Issue Five: Are costs appropriate?
[54] The parties uploaded their Bills of Costs. Their costs cover the initial appearance in December as well as this continuation. The Applicant posted costs of $10,081.86 and the Respondent, $14,496.80.
[55] The Respondent prevailed on this motion.
[56] The Applicant deposed that she is impecunious – a fact confirmed in the final order. She is caring for two children. She deposed, and the Respondent did not contest, that she has received no child support, or any other support, since returning to Canada in March 2023. Given the context, I will defer costs to a final disposition of this matter.
Order
[57] In conclusion, I make the following order:
a. The Final Order dated August 9, 2024, is set aside.
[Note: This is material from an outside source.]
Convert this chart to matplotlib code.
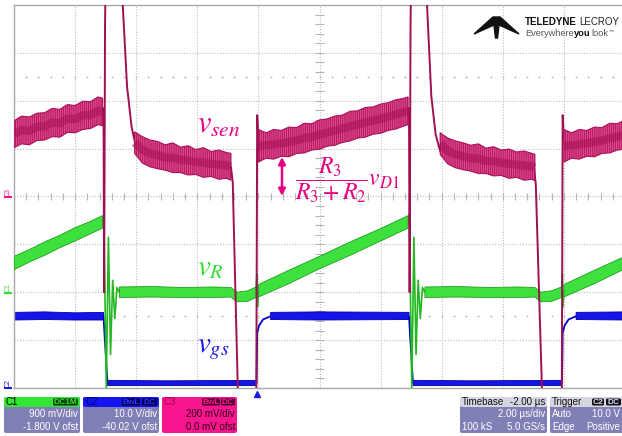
import numpy as np
import matplotlib.pyplot as plt
from matplotlib.patches import FancyBboxPatch, Polygon

plt.rcParams['mathtext.fontset'] = 'stix'
plt.rcParams['hatch.linewidth'] = 0.6

W, H = 622, 436
nan = np.nan

# time in us (2 us/div, 10 div), level in screen divisions (-4..4)
# C3 : v_sen
vsen_t = [0.00, 2.93, 2.95, 2.98, 3.02, 3.50, 3.56, 3.70, 3.85, 3.97, 4.30, 5.00, 6.00, 7.10, 7.16, 7.34,
          7.93, 7.96, 7.99, 8.05, 9.00, 10.00, 11.00, 12.00, 12.93, 12.95, 12.98, 13.02, 13.45, 13.52,
          13.66, 13.80, 13.95, 14.30, 15.00, 16.00, 17.02, 17.08, 17.30, 17.93, 17.96, 17.99, 18.05,
          19.00, 20.00]
vsen_v = [1.33, 1.84, -2.00, 3.60, 5.50, 5.50, 4.00, 2.30, 1.45, 1.10, 0.92, 0.80, 0.72, 0.62, 0.30, -4.40,
          -4.40, 1.70, 1.30, 1.05, 1.15, 1.32, 1.50, 1.66, 1.84, -2.00, 3.60, 5.50, 5.50, 4.00,
          2.10, 1.30, 0.95, 0.80, 0.72, 0.66, 0.62, 0.25, -4.40, -4.40, 1.70, 1.30, 1.05,
          1.15, 1.32]

# noise envelope of C3 (nan separates segments)
vsen_band_t = [0.0, 0.25, 0.5, 0.75, 1.0, 1.25, 1.5, 1.75, 2.0, 2.25, 2.5, 2.75, 2.9, nan,
               3.95, 4.2, 4.45, 4.7, 4.95, 5.2, 5.45, 5.7, 5.95, 6.2, 6.45, 6.7, 6.95, 7.1, nan,
               8.0, 8.25, 8.5, 8.75, 9.0, 9.25, 9.5, 9.75, 10.0, 10.25, 10.5, 10.75, 11.0, 11.25,
               11.5, 11.75, 12.0, 12.25, 12.5, 12.75, 12.9, nan,
               13.95, 14.2, 14.45, 14.7, 14.95, 15.2, 15.45, 15.7, 15.95, 16.2, 16.45, 16.7, 16.95, 17.05, nan,
               18.0, 18.25, 18.5, 18.75, 19.0, 19.25, 19.5, 19.75, 20.0]
vsen_band_hi = [1.58, 1.68, 1.66, 1.74, 1.75, 1.84, 1.82, 1.92, 1.90, 1.99, 1.98, 2.08, 2.05, nan,
                1.35, 1.25, 1.18, 1.15, 1.08, 1.12, 1.03, 1.06, 0.98, 1.02, 0.94, 0.97, 0.92, 0.90, nan,
                1.40, 1.33, 1.40, 1.38, 1.45, 1.44, 1.53, 1.52, 1.60, 1.62, 1.68, 1.70, 1.78, 1.79,
                1.86, 1.87, 1.93, 1.96, 2.02, 2.05, 2.08, nan,
                1.33, 1.22, 1.16, 1.12, 1.07, 1.10, 1.01, 1.04, 0.97, 0.99, 0.93, 0.95, 0.90, 0.88, nan,
                1.40, 1.33, 1.40, 1.38, 1.45, 1.44, 1.53, 1.52, 1.60]
vsen_band_lo = [1.02, 1.10, 1.08, 1.17, 1.18, 1.25, 1.24, 1.34, 1.33, 1.40, 1.42, 1.50, 1.48, nan,
                0.90, 0.70, 0.62, 0.58, 0.55, 0.50, 0.50, 0.45, 0.46, 0.40, 0.42, 0.36, 0.38, 0.34, nan,
                0.72, 0.80, 0.78, 0.84, 0.83, 0.90, 0.91, 0.97, 0.99, 1.05, 1.07, 1.13, 1.16, 1.22,
                1.24, 1.30, 1.32, 1.38, 1.41, 1.47, 1.50, nan,
                0.88, 0.68, 0.60, 0.56, 0.53, 0.48, 0.48, 0.43, 0.44, 0.38, 0.40, 0.34, 0.36, 0.33, nan,
                0.72, 0.80, 0.78, 0.84, 0.83, 0.90, 0.91, 0.97, 0.99]

# C1 : v_R
vr_t = [0.00, 2.90, 2.94, 3.02, 3.09, 3.16, 3.23, 3.30, 3.37, 3.45, 7.10, 7.30, 7.65, 7.92, 7.95, 7.97, 8.00,
        12.90, 12.94, 13.02, 13.09, 13.16, 13.23, 13.30, 13.37, 13.45, 17.05, 17.25, 17.60, 17.92, 17.95,
        17.97, 18.00, 20.00]
vr_v = [-1.39, -0.53, -0.38, -4.00, -0.85, -3.30, -1.75, -2.55, -1.90, -2.00, -2.00, -2.10, -2.08, -2.00, -1.62,
        -2.30, -1.97, -0.53, -0.38, -4.00, -0.85, -3.30, -1.75, -2.55, -1.90, -2.00, -2.00, -2.10, -2.08,
        -2.00, -1.62, -2.30, -1.97, -1.39]
vr_band_t = [0.0, 0.5, 1.0, 1.5, 2.0, 2.5, 2.9, nan,
             3.45, 4.5, 5.5, 6.5, 7.1, 7.3, 7.65, 7.92, nan,
             8.0, 9.0, 10.0, 11.0, 12.0, 12.9, nan,
             13.45, 14.5, 15.5, 16.5, 17.05, 17.25, 17.6, 17.92, nan,
             18.0, 19.0, 20.0]
vr_band_hi = [-1.25, -1.11, -0.95, -0.81, -0.65, -0.52, -0.40, nan,
              -1.89, -1.88, -1.90, -1.89, -1.90, -2.00, -1.97, -1.89, nan,
              -1.84, -1.54, -1.25, -0.95, -0.67, -0.40, nan,
              -1.89, -1.88, -1.90, -1.89, -1.90, -2.00, -1.97, -1.89, nan,
              -1.84, -1.54, -1.25]
vr_band_lo = [-1.53, -1.37, -1.23, -1.07, -0.93, -0.78, -0.66, nan,
              -2.11, -2.10, -2.11, -2.11, -2.10, -2.20, -2.19, -2.11, nan,
              -2.10, -1.82, -1.51, -1.23, -0.93, -0.66, nan,
              -2.11, -2.10, -2.11, -2.11, -2.10, -2.20, -2.19, -2.11, nan,
              -2.10, -1.82, -1.51]

# C2 : v_gs
vgs_t = [0.00, 2.93, 2.97, 3.06, 7.94, 7.96, 8.02, 8.15, 8.40, 12.93, 12.97, 13.06, 17.94, 17.96, 18.02,
         18.15, 18.40, 20.00]
vgs_v = [-2.50, -2.50, -2.95, -3.90, -3.90, -2.85, -2.70, -2.57, -2.50, -2.50, -2.95, -3.90, -3.90, -2.85,
         -2.70, -2.57, -2.50, -2.50]
vgs_band_t = [0.0, 1.0, 2.0, 2.93, nan, 3.06, 5.0, 7.94, nan, 8.4, 10.0, 12.93, nan,
              13.06, 15.0, 17.94, nan, 18.4, 20.0]
vgs_band_hi = [-2.42, -2.41, -2.43, -2.42, nan, -3.84, -3.85, -3.84, nan, -2.42, -2.41, -2.42, nan,
               -3.84, -3.85, -3.84, nan, -2.42, -2.41]
vgs_band_lo = [-2.58, -2.57, -2.58, -2.58, nan, -3.95, -3.95, -3.95, nan, -2.57, -2.58, -2.57, nan,
               -3.95, -3.95, -3.95, nan, -2.57, -2.58]

MAG = '#E8007E'
GRN = '#33DD33'
BLU = '#1A1AE6'

fig = plt.figure(figsize=(W / 100, H / 100), dpi=100)
fig.patch.set_facecolor('white')

ax = fig.add_axes([14 / W, 1 - 388 / H, (625 - 14) / W, 383 / H])
ax.set_xlim(0, 20)
ax.set_ylim(-4, 4)
ax.set_xticks([])
ax.set_yticks([])
for s in ax.spines.values():
    s.set_color('#A8A8A8')
    s.set_linewidth(1)

grid_kw = dict(color='#BDBDBD', lw=0.8, ls=(0, (1, 1.5)), zorder=0)
for gx in range(2, 20, 2):
    ax.axvline(gx, **grid_kw)
for gy in range(-3, 4):
    ax.axhline(gy, **grid_kw)
tk = np.arange(0.4, 20, 0.4)
ax.vlines(tk, -0.07, 0.07, color='#B5B5B5', lw=0.8, zorder=0)
ty = np.arange(-3.8, 4, 0.2)
ax.hlines(ty, 9.85, 10.15, color='#B5B5B5', lw=0.8, zorder=0)
for row in (2.5, -2.5):
    ax.plot(tk, np.full_like(tk, row), ls='none', marker='s', ms=1.1, mew=0, color='#AFAFAF', zorder=0)

# traces
ax.plot(vgs_t, vgs_v, color='#0000C8', lw=1.3, zorder=2)
ax.fill_between(vgs_band_t, vgs_band_lo, vgs_band_hi, facecolor='#1515E8', edgecolor='#0000A8',
                lw=0.6, zorder=2)
ax.plot(vr_t, vr_v, color='#22B822', lw=1.2, zorder=3)
ax.fill_between(vr_band_t, vr_band_lo, vr_band_hi, facecolor='#3DE03D', edgecolor='#1F9F1F',
                lw=0.6, zorder=3)
ax.plot(vsen_t, vsen_v, color='#A0104F', lw=1.4, zorder=4)
ax.fill_between(vsen_band_t, vsen_band_lo, vsen_band_hi, facecolor='#E24A8E', edgecolor='#A8125A',
                hatch='||||||||', lw=0.8, zorder=4)
vsen_mid = (np.array(vsen_band_lo) + np.array(vsen_band_hi)) / 2
ax.plot(vsen_band_t, vsen_mid, color='#A30F55', lw=6, alpha=0.55, solid_capstyle='butt', zorder=4)

# overlay in pixel coordinates
ov = fig.add_axes([0, 0, 1, 1])
ov.set_xlim(0, W)
ov.set_ylim(H, 0)
ov.axis('off')

ov.text(197, 133, r'$v_{sen}$', color=MAG, fontsize=22, va='baseline')
ov.text(197, 275, r'$v_R$', color=GRN, fontsize=21, va='baseline')
ov.text(197, 352, r'$v_{gs}$', color=BLU, fontsize=21, va='baseline')
ov.text(295, 180, r'$\dfrac{R_3}{R_3+R_2}v_{D1}$', color=MAG, fontsize=17, va='center')
ov.annotate('', xy=(282, 157), xytext=(282, 196),
            arrowprops=dict(arrowstyle='<|-|>', color=MAG, lw=1.8, mutation_scale=10,
                            shrinkA=0, shrinkB=0))

# channel markers on the left
for lab, yy, col in (('C3', 197, '#FF1493'), ('C1', 293, GRN), ('C2', 388, BLU)):
    ov.text(8, yy - 5, lab, color=col, fontsize=5, rotation=90, ha='center', va='center',
            family='Liberation Sans')
    ov.plot([4, 12], [yy, yy], color=col, lw=1.5, solid_capstyle='butt')

# trigger marker
ov.plot(257, 394, marker='^', ms=5, color=BLU, clip_on=False)

# logo
ov.add_patch(Polygon([(474, 34), (493, 17), (494, 25)], closed=True, color='#111111'))
ov.add_patch(Polygon([(519, 34), (500, 17), (499, 25)], closed=True, color='#111111'))
ov.add_patch(Polygon([(493, 17), (500, 17), (497.5, 38), (495.5, 38)], closed=True, color='#111111'))

renderer = fig.canvas.get_renderer()


def chain(x, y, parts, size):
    # place text pieces one after another
    for txt, weight, col, gap, fs in parts:
        t = ov.text(x, y, txt, fontsize=size * fs, fontweight=weight, family='Liberation Sans',
                    va='center' if fs == 1 else 'bottom', color=col)
        bb = t.get_window_extent(renderer)
        x = ov.transData.inverted().transform((bb.x1, bb.y0))[0] + gap


chain(525, 22, [('TELEDYNE', 'bold', '#111111', 2.2, 1), ('LECROY', 'normal', '#222222', 0, 1)], 7.0)
chain(525, 33, [('Everywhere', 'normal', '#555555', 0.3, 1), ('you', 'bold', '#111111', 0.3, 1),
                ('look', 'normal', '#555555', 0.2, 1), ('™', 'normal', '#555555', 0, 0.55)], 6.7)

# info boxes
BODY = '#8080B6'
FONT = dict(family='Liberation Sans', fontsize=7)


def box(x, w, head, body, rs=2):
    ov.add_patch(FancyBboxPatch((x, 397), w, 36, boxstyle=f'round,pad=0,rounding_size={rs}',
                                facecolor=body, edgecolor='none'))
    ov.add_patch(FancyBboxPatch((x, 397), w, 10, boxstyle=f'round,pad=0,rounding_size={rs}',
                                facecolor=head, edgecolor='none'))


def tag(x, w, text, fc, tc):
    ov.add_patch(FancyBboxPatch((x, 398.5), w, 7, boxstyle='round,pad=0,rounding_size=1.5',
                                facecolor=fc, edgecolor='none'))
    ov.text(x + w / 2, 402.2, text, color=tc, ha='center', va='center', family='Liberation Sans',
            fontsize=6, fontweight='bold')


box(4, 76, '#33E633', BODY)
ov.text(6, 402, 'C1', color='black', va='center', **FONT)
tag(53, 25, 'DC1M', '#0A3A0A', '#33E633')
ov.text(78, 414, '900 mV/div', color='white', ha='right', va='center', **FONT)
ov.text(78, 427, '-1.800 V ofst', color='white', ha='right', va='center', **FONT)

box(83, 76, '#1414F0', BODY)
ov.text(85, 402, 'C2', color='#000070', va='center', **FONT)
tag(122, 18, 'BwL', '#000050', '#3030FF')
tag(142, 15, 'DC', '#000050', '#3030FF')
ov.text(157, 414, '10.0 V/div', color='white', ha='right', va='center', **FONT)
ov.text(157, 427, '-40.02 V ofst', color='white', ha='right', va='center', **FONT)

box(162, 75, '#F8168E', '#F8168E')
ov.text(164, 402, 'C3', color='#A0004A', va='center', **FONT)
tag(202, 18, 'BwL', '#50002A', '#F8168E')
tag(221, 14, 'DC', '#50002A', '#F8168E')
ov.text(235, 414, '200 mV/div', color='#300018', ha='right', va='center', **FONT)
ov.text(235, 427, '0.0 mV ofst', color='#300018', ha='right', va='center', **FONT)

box(460, 87, '#D6D6E2', BODY)
ov.text(462, 402, 'Timebase', color='#111111', va='center', **FONT)
ov.text(545, 402, '-2.00 µs', color='#111111', va='center', ha='right', **FONT)
ov.text(545, 414, '2.00 µs/div', color='white', ha='right', va='center', **FONT)
ov.text(462, 427, '100 kS', color='white', va='center', **FONT)
ov.text(545, 427, '5.0 GS/s', color='white', ha='right', va='center', **FONT)

box(550, 80, '#D6D6E2', BODY)
ov.text(552, 402, 'Trigger', color='#111111', va='center', **FONT)
tag(592, 12, 'C2', '#111111', '#E0E0FF')
tag(606, 15, 'DC', '#111111', '#E0E0FF')
ov.text(552, 414, 'Auto', color='white', va='center', **FONT)
ov.text(620, 414, '10.0 V', color='white', ha='right', va='center', **FONT)
ov.text(552, 427, 'Edge', color='white', va='center', **FONT)
ov.text(620, 427, 'Positive', color='white', ha='right', va='center', **FONT)

fig.savefig('out.png', dpi=100)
b. The Respondent shall file his Answer, including a sworn financial statement, within 35 days of this Order.
c. The Applicant may file a reply within 10 days of receipt of the Respondent’s answer.
d. Both parties shall attend To Be Spoken To Court, on all issues, on Monday May 5, 2025. They shall file TBST briefs the preceding Friday by 2 pm.
e. The May 5 TBST appearance may be changed on consent. In that case, unless they settle their issues, the parties shall attend TBST court as soon as is practicable.
f. Subject to further court order, costs shall be reserved to the trial judge.